§ **Instruction**
Using the records that appear below, write out exactly the lines from the one with "Convert this chart to Plotly code." through the one with "import plotly.graph_objects as go", keeping both end lines.

§ **Record excerpts**
-- Start --

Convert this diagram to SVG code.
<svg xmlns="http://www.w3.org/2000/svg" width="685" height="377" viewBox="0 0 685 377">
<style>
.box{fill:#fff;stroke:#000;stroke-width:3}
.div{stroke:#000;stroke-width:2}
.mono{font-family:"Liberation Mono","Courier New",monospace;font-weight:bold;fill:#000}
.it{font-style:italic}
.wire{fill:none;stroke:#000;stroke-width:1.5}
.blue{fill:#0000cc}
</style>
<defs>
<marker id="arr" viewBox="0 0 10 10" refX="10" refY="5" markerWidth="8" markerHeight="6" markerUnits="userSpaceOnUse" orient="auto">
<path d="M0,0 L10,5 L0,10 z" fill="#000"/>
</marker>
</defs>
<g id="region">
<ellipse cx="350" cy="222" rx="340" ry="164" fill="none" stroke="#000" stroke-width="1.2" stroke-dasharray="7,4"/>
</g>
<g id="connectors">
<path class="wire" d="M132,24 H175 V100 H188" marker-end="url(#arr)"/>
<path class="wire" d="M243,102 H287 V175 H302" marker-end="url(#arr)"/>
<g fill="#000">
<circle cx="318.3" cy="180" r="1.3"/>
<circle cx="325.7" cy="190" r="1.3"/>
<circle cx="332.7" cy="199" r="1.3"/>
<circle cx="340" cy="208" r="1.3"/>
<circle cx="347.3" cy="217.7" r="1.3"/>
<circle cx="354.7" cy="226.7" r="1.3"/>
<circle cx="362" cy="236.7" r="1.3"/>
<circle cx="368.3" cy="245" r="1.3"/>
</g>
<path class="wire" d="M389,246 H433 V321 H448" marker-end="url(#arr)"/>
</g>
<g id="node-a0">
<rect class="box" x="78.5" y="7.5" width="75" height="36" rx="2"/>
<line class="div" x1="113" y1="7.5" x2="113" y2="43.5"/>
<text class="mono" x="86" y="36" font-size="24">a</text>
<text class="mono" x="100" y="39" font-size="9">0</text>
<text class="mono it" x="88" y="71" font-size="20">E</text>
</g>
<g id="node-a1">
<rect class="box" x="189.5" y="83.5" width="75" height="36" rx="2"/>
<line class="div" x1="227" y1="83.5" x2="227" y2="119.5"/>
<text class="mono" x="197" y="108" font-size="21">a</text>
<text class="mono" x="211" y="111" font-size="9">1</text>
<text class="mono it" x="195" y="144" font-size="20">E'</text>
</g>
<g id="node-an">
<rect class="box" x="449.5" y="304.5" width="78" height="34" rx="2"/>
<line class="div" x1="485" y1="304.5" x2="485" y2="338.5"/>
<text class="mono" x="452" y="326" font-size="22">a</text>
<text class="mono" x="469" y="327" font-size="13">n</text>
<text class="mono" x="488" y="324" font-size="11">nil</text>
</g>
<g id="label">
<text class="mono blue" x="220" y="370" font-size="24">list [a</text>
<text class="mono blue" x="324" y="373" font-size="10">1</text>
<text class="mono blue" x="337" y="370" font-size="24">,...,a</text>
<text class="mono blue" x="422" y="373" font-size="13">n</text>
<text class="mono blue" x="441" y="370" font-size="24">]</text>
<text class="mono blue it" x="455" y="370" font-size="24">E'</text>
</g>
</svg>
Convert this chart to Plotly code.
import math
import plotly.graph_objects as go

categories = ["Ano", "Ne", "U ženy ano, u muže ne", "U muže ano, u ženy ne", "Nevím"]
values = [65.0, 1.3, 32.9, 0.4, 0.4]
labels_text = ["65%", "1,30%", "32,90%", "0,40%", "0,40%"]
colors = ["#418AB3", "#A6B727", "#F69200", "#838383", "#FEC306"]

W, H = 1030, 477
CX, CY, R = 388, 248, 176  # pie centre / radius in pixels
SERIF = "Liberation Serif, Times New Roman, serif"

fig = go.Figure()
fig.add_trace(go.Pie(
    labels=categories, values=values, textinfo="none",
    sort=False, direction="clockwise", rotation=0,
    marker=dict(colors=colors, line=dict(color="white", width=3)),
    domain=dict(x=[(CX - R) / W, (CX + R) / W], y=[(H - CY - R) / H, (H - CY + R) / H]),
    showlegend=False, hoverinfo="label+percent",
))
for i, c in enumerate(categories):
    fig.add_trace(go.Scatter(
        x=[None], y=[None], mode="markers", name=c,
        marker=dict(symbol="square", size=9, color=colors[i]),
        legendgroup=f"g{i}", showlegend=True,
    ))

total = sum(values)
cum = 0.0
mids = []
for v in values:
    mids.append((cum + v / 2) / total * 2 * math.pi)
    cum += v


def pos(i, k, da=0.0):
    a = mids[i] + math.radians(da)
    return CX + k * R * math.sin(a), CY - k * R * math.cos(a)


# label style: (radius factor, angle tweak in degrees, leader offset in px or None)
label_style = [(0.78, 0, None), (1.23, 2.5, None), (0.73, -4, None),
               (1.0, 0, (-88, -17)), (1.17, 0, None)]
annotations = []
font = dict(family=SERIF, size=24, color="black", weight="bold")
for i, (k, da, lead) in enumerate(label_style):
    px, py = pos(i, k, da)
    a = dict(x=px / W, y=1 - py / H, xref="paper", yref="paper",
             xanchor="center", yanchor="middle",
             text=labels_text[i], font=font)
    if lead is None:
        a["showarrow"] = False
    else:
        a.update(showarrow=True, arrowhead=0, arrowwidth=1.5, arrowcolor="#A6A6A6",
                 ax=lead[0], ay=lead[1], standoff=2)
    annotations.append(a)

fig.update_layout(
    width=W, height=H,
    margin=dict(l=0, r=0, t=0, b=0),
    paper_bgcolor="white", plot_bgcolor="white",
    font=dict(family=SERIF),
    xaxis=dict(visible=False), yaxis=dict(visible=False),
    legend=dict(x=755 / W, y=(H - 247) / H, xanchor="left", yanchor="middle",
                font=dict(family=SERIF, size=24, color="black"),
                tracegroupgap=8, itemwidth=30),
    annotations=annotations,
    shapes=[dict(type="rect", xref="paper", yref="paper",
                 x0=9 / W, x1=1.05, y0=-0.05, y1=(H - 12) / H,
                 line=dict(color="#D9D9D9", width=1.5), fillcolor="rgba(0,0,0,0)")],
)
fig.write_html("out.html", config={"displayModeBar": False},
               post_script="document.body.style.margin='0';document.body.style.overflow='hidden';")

-- End --
-- Start --

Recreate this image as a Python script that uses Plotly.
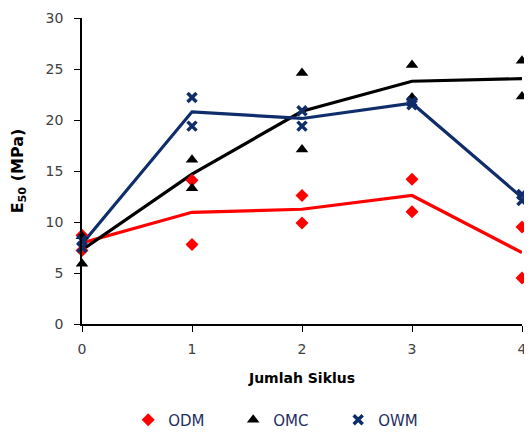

-- End --
-- Start --

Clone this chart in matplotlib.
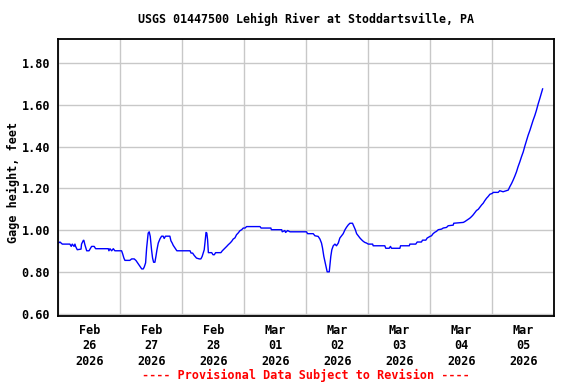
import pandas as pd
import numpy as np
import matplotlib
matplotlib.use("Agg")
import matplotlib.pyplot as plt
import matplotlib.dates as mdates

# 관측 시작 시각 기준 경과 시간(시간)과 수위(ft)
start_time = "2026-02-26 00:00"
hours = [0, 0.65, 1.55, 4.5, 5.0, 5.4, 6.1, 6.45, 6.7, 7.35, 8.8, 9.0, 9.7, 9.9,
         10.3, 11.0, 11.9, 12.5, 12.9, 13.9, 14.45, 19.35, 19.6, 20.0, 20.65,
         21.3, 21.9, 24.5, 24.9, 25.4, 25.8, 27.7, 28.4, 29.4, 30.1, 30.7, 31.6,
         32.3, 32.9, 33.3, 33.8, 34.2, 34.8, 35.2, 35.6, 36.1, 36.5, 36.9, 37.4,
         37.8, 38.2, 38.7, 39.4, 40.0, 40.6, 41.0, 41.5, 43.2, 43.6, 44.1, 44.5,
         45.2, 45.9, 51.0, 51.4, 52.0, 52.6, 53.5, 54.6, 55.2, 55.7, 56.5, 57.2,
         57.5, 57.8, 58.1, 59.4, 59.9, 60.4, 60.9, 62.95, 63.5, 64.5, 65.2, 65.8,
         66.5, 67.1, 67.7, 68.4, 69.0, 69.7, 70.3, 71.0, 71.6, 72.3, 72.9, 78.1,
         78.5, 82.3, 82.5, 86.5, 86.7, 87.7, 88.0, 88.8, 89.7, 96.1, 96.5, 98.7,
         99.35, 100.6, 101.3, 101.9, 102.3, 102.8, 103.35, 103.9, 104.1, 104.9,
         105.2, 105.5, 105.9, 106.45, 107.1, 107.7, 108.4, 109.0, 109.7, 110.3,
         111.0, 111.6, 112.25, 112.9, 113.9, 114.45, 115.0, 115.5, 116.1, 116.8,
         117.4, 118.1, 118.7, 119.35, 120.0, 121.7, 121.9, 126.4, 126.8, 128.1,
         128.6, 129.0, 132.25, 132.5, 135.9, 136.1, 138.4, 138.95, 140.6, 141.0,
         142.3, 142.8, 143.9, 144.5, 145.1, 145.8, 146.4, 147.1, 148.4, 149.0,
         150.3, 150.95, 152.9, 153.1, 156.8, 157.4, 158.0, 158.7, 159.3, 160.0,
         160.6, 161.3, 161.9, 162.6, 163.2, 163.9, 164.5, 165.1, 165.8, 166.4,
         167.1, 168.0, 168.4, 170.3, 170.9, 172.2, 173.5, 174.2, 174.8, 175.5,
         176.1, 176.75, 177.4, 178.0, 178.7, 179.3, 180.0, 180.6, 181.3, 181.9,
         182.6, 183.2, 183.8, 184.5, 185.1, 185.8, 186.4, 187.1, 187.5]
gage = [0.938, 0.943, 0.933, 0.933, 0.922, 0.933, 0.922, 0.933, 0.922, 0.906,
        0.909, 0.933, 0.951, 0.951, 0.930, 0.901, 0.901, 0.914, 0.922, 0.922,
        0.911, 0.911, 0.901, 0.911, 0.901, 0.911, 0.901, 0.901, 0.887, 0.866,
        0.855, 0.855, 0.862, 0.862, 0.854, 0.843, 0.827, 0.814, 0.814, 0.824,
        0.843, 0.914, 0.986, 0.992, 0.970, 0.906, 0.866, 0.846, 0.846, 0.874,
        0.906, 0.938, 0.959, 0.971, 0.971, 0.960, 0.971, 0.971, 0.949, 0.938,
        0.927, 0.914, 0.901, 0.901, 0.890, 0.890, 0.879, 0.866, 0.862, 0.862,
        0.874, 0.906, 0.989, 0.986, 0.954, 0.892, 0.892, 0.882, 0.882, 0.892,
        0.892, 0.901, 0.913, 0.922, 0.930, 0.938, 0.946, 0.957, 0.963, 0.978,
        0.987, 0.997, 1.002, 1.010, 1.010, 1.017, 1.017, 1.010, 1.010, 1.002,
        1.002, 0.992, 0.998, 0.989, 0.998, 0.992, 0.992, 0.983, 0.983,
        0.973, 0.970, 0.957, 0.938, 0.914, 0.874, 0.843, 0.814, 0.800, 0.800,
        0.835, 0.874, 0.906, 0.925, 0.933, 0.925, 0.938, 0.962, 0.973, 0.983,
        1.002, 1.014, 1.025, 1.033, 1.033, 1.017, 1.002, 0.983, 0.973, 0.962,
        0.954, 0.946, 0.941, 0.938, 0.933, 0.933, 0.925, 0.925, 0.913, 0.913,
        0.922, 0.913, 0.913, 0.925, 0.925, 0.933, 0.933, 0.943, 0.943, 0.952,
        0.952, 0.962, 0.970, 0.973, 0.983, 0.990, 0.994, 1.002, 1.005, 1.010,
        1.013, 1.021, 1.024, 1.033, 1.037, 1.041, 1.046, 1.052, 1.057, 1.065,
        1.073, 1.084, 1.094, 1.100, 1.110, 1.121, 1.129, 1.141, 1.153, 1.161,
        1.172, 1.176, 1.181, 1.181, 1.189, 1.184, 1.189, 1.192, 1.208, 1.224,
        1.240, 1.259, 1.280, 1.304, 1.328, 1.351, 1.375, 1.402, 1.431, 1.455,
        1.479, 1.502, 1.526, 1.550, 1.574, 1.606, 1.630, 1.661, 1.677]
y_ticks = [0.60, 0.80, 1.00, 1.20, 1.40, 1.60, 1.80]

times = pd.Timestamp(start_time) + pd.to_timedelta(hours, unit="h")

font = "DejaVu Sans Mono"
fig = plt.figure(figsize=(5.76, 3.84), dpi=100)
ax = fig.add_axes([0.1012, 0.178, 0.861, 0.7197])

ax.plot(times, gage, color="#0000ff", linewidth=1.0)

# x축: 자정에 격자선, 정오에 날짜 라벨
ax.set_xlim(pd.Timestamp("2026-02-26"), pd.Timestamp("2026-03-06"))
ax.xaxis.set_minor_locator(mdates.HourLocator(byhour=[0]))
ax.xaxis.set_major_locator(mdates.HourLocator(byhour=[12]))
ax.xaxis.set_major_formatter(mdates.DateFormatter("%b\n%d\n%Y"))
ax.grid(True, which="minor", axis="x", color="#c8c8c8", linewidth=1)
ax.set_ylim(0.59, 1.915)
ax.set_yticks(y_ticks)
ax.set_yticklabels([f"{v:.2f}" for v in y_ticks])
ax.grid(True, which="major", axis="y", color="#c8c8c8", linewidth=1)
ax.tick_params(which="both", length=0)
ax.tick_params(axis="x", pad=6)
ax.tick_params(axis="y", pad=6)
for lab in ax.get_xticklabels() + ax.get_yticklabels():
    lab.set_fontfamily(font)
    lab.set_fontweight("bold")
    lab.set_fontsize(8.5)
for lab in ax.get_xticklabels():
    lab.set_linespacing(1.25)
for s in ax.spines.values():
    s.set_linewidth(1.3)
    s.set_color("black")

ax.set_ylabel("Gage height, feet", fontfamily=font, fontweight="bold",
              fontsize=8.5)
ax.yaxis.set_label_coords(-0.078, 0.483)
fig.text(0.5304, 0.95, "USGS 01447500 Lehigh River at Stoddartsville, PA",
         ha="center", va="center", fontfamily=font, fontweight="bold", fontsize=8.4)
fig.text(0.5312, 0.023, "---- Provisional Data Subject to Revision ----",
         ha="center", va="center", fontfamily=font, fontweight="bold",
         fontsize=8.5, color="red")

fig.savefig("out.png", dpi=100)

-- End --

§ **Output of the task**
Convert this chart to Plotly code.
import math
import plotly.graph_objects as go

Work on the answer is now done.